Safe Deep Model-Based Reinforcement Learning with Lyapunov Functions
Harry Zhang
TL;DR
This work tackles safety and stability in deep model-based reinforcement learning with unknown dynamics by integrating a Lyapunov-constrained value function into the Safety Augmented Value Estimation from Demonstrations (SAVED) framework, yielding SALVED. The approach learns a Lyapunov neural network to produce a stabilizing terminal cost within a Learning MPC setting, enforcing both safety during exploration and a monotone decrease of the Lyapunov function along trajectories. Empirical results in simulated 4D navigation tasks show SALVED improves stability, task completion, and constraint satisfaction while maintaining sample efficiency, with trajectories that exhibit reduced variance and fewer local minima. The framework offers a practical path toward safer, more reliable deep MBRL for control under unknown dynamics, with potential extensions to physical robots and stronger stability guarantees such as asymptotic stability.
Abstract
Model-based Reinforcement Learning (MBRL) has shown many desirable properties for intelligent control tasks.
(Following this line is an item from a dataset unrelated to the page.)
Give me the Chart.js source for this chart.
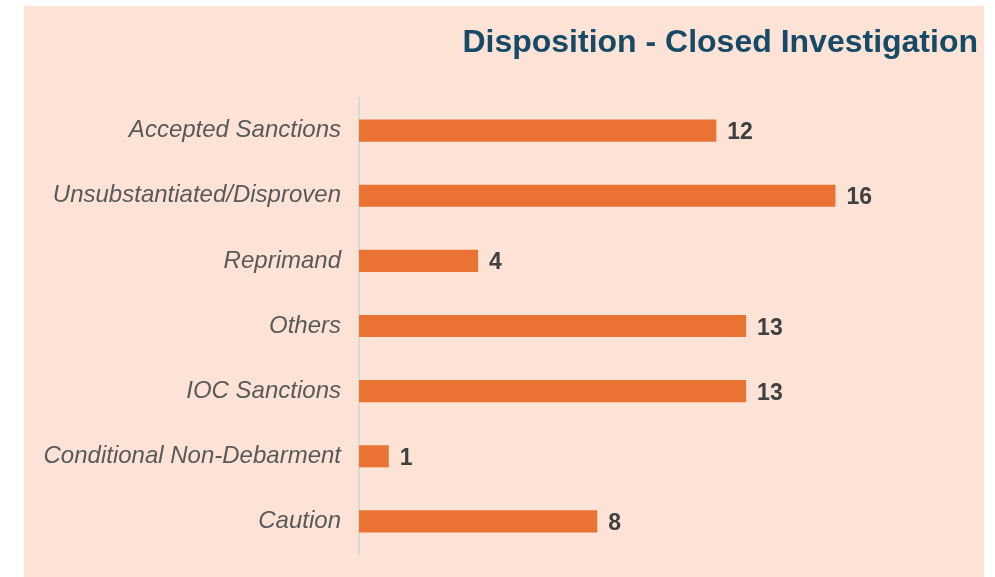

However, satisfying safety and stability constraints during training and rollout remains an open question. We propose a new Model-based RL framework to enable efficient policy learning with unknown dynamics based on learning model predictive control (LMPC) framework with mathematically provable guarantees of stability. We introduce and explore a novel method for adding safety constraints for model-based RL during training and policy learning. The new stability-augmented framework consists of a neural-network-based learner that learns to construct a Lyapunov function, and a model-based RL agent to consistently complete the tasks while satisfying user-specified constraints given only sub-optimal demonstrations and sparse-cost feedback. We demonstrate the capability of the proposed framework through simulated experiments.